I like a book that isn’t written for grade eighters. I really hate classes on writing that insist that this is the level you should write for. Surely if we always aim for a grade eight audience eventually we’ll find that there are those that find it too lofty and we’ll have to aim for grade seven? And then six? At some point people who can read will be the elite minority. I digress. Sorry.
So yes, when an author has a word that I don’t know I am quite pleased. I look it up so I have a new word and I continue on with reading. The author I am currently reading (Victoria Clayton) is turning out to be quite the wordsmith. I’ve come across three unfamiliar words so far. It is far more usual to find three words in every hundred books read, so three in the first hundred pages of a single book is amazing. I think I’ll keep a paper in the back of the book to write things down as by the time I’d found a dictionary I’d forgotten the first word I wanted to check. The second word was tumid (in the context of the story, the first definition in the OED, "swollen". Also means bombastic). The third word, the one that made me stop right then and there to search for a definition was this: deliquescent.

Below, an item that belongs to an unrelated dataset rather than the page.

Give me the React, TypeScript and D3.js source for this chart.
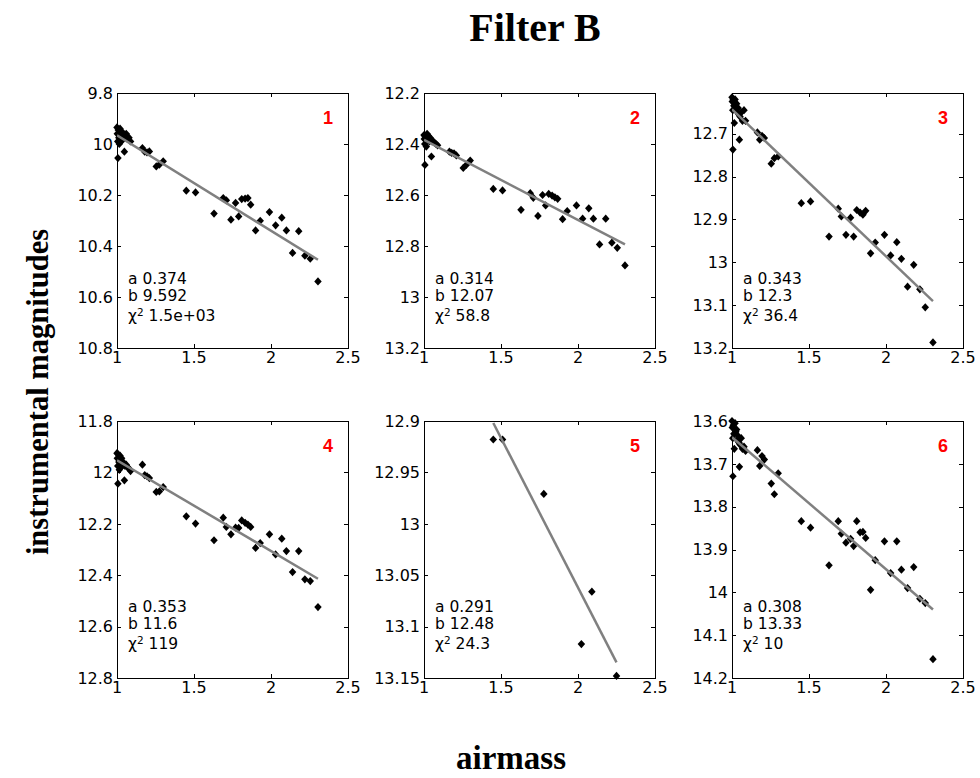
import React, { useEffect, useRef } from 'react';
import * as d3 from 'd3';

// airmass of every exposure (stars 1-4 and 6 share them)
const airmass = [
  1.000, 1.002, 1.005, 1.008, 1.012, 1.015, 1.020, 1.025, 1.030, 1.035,
  1.040, 1.045, 1.052, 1.060, 1.068, 1.078, 1.088, 1.006, 1.048,
  1.165, 1.18, 1.195, 1.21, 1.255, 1.275, 1.30,
  1.45, 1.51, 1.63, 1.69, 1.71, 1.74, 1.77, 1.79, 1.81, 1.832, 1.85, 1.868,
  1.90, 1.93, 1.99, 2.03, 2.07, 2.10, 2.14, 2.18, 2.22, 2.255, 2.305,
];

const mag1 = [
  9.935, 9.96, 9.99, 9.945, 9.975, 10.0, 9.94, 9.965, 9.95, 9.985,
  9.96, 9.975, 9.97, 9.96, 9.98, 9.975, 9.99, 10.055, 10.03,
  10.016, 10.03, 10.033, 10.029, 10.088, 10.081, 10.068,
  10.183, 10.19, 10.273, 10.212, 10.221, 10.297, 10.231, 10.284, 10.216, 10.214, 10.212, 10.238,
  10.339, 10.301, 10.267, 10.319, 10.289, 10.339, 10.427, 10.342, 10.438, 10.45, 10.539,
];

const mag2 = [
  12.365, 12.38, 12.4, 12.37, 12.385, 12.41, 12.36, 12.375, 12.37, 12.39,
  12.375, 12.385, 12.39, 12.39, 12.395, 12.4, 12.405, 12.482, 12.449,
  12.43, 12.435, 12.437, 12.445, 12.494, 12.482, 12.465,
  12.576, 12.582, 12.658, 12.593, 12.611, 12.682, 12.6, 12.641, 12.596, 12.602, 12.609, 12.615,
  12.695, 12.663, 12.641, 12.693, 12.652, 12.693, 12.794, 12.693, 12.787, 12.807, 12.876,
];

const mag3 = [
  12.615, 12.625, 12.645, 12.62, 12.635, 12.675, 12.62, 12.64, 12.63, 12.65,
  12.64, 12.655, 12.66, 12.65, 12.67, 12.645, 12.67, 12.737, 12.714,
  12.697, 12.714, 12.705, 12.71, 12.77, 12.757, 12.753,
  12.862, 12.858, 12.94, 12.875, 12.893, 12.936, 12.896, 12.94, 12.878, 12.884, 12.889, 12.88,
  12.979, 12.954, 12.936, 12.984, 12.953, 12.992, 13.057, 13.006, 13.063, 13.105, 13.187,
];

const mag4 = [
  11.925, 11.945, 11.975, 11.93, 11.96, 11.99, 11.935, 11.955, 11.945, 11.975,
  11.96, 11.97, 11.975, 11.97, 11.98, 11.985, 11.995, 12.044, 12.031,
  11.97, 12.011, 12.015, 12.022, 12.076, 12.074, 12.057,
  12.171, 12.199, 12.264, 12.176, 12.212, 12.241, 12.215, 12.216, 12.187, 12.196, 12.203, 12.212,
  12.294, 12.275, 12.241, 12.319, 12.258, 12.306, 12.388, 12.306, 12.416, 12.423, 12.524,
];

const mag6 = [
  13.6, 13.615, 13.64, 13.61, 13.63, 13.665, 13.605, 13.625, 13.62, 13.645,
  13.635, 13.65, 13.655, 13.64, 13.665, 13.66, 13.67, 13.729, 13.707,
  13.668, 13.705, 13.682, 13.69, 13.746, 13.771, 13.722,
  13.834, 13.849, 13.937, 13.834, 13.863, 13.884, 13.875, 13.892, 13.834, 13.86, 13.859, 13.873,
  13.994, 13.925, 13.881, 13.955, 13.881, 13.947, 13.99, 13.941, 14.015, 14.025, 14.156,
];

// star 5 only has a few exposures
const airmass5 = [1.45, 1.51, 1.778, 2.09, 2.022, 2.25];
const mag5 = [12.918, 12.918, 12.971, 13.066, 13.117, 13.148];

const starIds = ['1', '2', '3', '4', '5', '6'];
const slopeA = [0.374, 0.314, 0.343, 0.353, 0.291, 0.308];
const zeroB = [9.592, 12.07, 12.3, 11.6, 12.48, 13.33];
const aLabels = ['0.374', '0.314', '0.343', '0.353', '0.291', '0.308'];
const bLabels = ['9.592', '12.07', '12.3', '11.6', '12.48', '13.33'];
const chi2Labels = ['1.5e+03', '58.8', '36.4', '119', '24.3', '10'];

const yRanges = [[9.8, 10.8], [12.2, 13.2], [12.605, 13.2], [11.8, 12.8], [12.9, 13.15], [13.6, 14.2]];
const yTicks = [
  [9.8, 10, 10.2, 10.4, 10.6, 10.8],
  [12.2, 12.4, 12.6, 12.8, 13, 13.2],
  [12.7, 12.8, 12.9, 13, 13.1, 13.2],
  [11.8, 12, 12.2, 12.4, 12.6, 12.8],
  [12.9, 12.95, 13, 13.05, 13.1, 13.15],
  [13.6, 13.7, 13.8, 13.9, 14, 14.1, 14.2],
];
const xTicks = [1, 1.5, 2, 2.5];

const panelX = [117, 424, 732];
const panelY = [93, 421];
const panelW = 231;
const panelH = [255, 257];

const tickFont = '"DejaVu Sans", sans-serif';

// rotated square marker like matlab's 'd'
const diamond = {
  draw(ctx, size) {
    const r = Math.sqrt(size) / 2;
    ctx.moveTo(0, -r * 1.1);
    ctx.lineTo(r, 0);
    ctx.lineTo(0, r * 1.1);
    ctx.lineTo(-r, 0);
    ctx.closePath();
  },
};

const App = () => {
  const chartRef = useRef(null);

  useEffect(() => {
    document.body.style.margin = '0';
    drawChart();
  }, []);

  const drawChart = () => {
    d3.select(chartRef.current).select('svg').remove();

    const svg = d3.select(chartRef.current)
      .append('svg')
      .attr('width', 980)
      .attr('height', 778)
      .style('display', 'block')
      .style('background', '#fff');

    svg.append('text')
      .attr('x', 535)
      .attr('y', 41)
      .attr('text-anchor', 'middle')
      .style('font-family', '"Liberation Serif", serif')
      .style('font-weight', 'bold')
      .style('font-size', '40px')
      .text('Filter B');

    svg.append('text')
      .attr('transform', 'translate(48, 392) rotate(-90)')
      .attr('text-anchor', 'middle')
      .style('font-family', '"Liberation Serif", serif')
      .style('font-weight', 'bold')
      .style('font-size', '30.5px')
      .text('instrumental magnitudes');

    svg.append('text')
      .attr('x', 511)
      .attr('y', 769)
      .attr('text-anchor', 'middle')
      .style('font-family', '"Liberation Serif", serif')
      .style('font-weight', 'bold')
      .style('font-size', '33px')
      .text('airmass');

    const allX = [airmass, airmass, airmass, airmass, airmass5, airmass];
    const allY = [mag1, mag2, mag3, mag4, mag5, mag6];

    starIds.forEach((id, i) => {
      const row = Math.floor(i / 3);
      const col = i % 3;
      const w = panelW;
      const h = panelH[row];
      const g = svg.append('g')
        .attr('transform', `translate(${panelX[col]}, ${panelY[row]})`);

      const x = d3.scaleLinear().domain([1, 2.5]).range([0, w]);
      const y = d3.scaleLinear().domain(yRanges[i]).range([0, h]);

      const clipId = `clip-${id}`;
      g.append('clipPath').attr('id', clipId)
        .append('rect').attr('width', w).attr('height', h);

      // frame
      g.append('rect')
        .attr('width', w)
        .attr('height', h)
        .style('fill', 'none')
        .style('stroke', 'black')
        .style('stroke-width', 1)
        .style('shape-rendering', 'crispEdges');

      // inward ticks on all four sides
      const tl = 4;
      xTicks.forEach(t => {
        const px = Math.round(x(t)) + 0.5;
        g.append('line').attr('x1', px).attr('x2', px).attr('y1', 0).attr('y2', tl).style('stroke', 'black');
        g.append('line').attr('x1', px).attr('x2', px).attr('y1', h).attr('y2', h - tl).style('stroke', 'black');
        g.append('text')
          .attr('x', x(t))
          .attr('y', h + 15)
          .attr('text-anchor', 'middle')
          .style('font-family', tickFont)
          .style('font-size', '16px')
          .text(String(t));
      });
      yTicks[i].forEach(t => {
        const py = Math.round(y(t)) + 0.5;
        g.append('line').attr('x1', 0).attr('x2', tl).attr('y1', py).attr('y2', py).style('stroke', 'black');
        g.append('line').attr('x1', w).attr('x2', w - tl).attr('y1', py).attr('y2', py).style('stroke', 'black');
        g.append('text')
          .attr('x', -4)
          .attr('y', y(t))
          .attr('dy', '0.36em')
          .attr('text-anchor', 'end')
          .style('font-family', tickFont)
          .style('font-size', '16px')
          .text(String(t));
      });

      const pts = allX[i].map((d, k) => ({ am: d, mag: allY[i][k] }));

      g.selectAll('path.pt')
        .data(pts)
        .enter()
        .append('path')
        .attr('class', 'pt')
        .attr('transform', d => `translate(${x(d.am)}, ${y(d.mag)})`)
        .attr('d', d3.symbol().type(diamond).size(56))
        .style('fill', 'black');

      const [x0, x1] = d3.extent(allX[i]);
      const fit = d3.line()
        .x(d => x(d))
        .y(d => y(zeroB[i] + slopeA[i] * d));
      g.append('path')
        .attr('d', fit([x0, x1]))
        .attr('clip-path', `url(#${clipId})`)
        .style('fill', 'none')
        .style('stroke', '#808080')
        .style('stroke-width', 2.5);

      // fit results, one text per line
      const lines = [`a ${aLabels[i]}`, `b ${bLabels[i]}`];
      lines.forEach((s, k) => {
        g.append('text')
          .attr('x', 11)
          .attr('y', 191 + k * 17)
          .style('font-family', tickFont)
          .style('font-size', '15.5px')
          .text(s);
      });
      const chi = g.append('text')
        .attr('x', 11)
        .attr('y', 228)
        .style('font-family', tickFont)
        .style('font-size', '15.5px');
      chi.append('tspan').text('\u03c7');
      chi.append('tspan').attr('dy', -5).style('font-size', '10.5px').text('2');
      chi.append('tspan').attr('dy', 5).text(` ${chi2Labels[i]}`);

      g.append('text')
        .attr('x', w - 20)
        .attr('y', 30.5)
        .attr('text-anchor', 'middle')
        .style('font-family', '"Liberation Sans", sans-serif')
        .style('font-weight', 'bold')
        .style('font-size', '18px')
        .style('fill', 'red')
        .text(id);
    });
  };

  return (
    <div ref={chartRef}></div>
  );
};

export default App;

Now maybe you know what this means. Kudos to you, that’s pretty good. Maybe I should learn Latin, to help with etymology. Anyway, I had to look it up. Not that the dictionary gave me an answer that solved it for me. Their definition was:
1.
the act or process of deliquescing.
2.
the substance produced when something deliquesces.
Ah, I see. Totally clear now. Sigh. Back to OED online. So, what does deliquesce mean?
–verb (used without object),-quesced, -quesc•ing.
1.
to become liquid by absorbing moisture from the air, as certain salts.
2.
to melt away.
3.
Botany. to form many small divisions or branches.
Does this count as continuing education?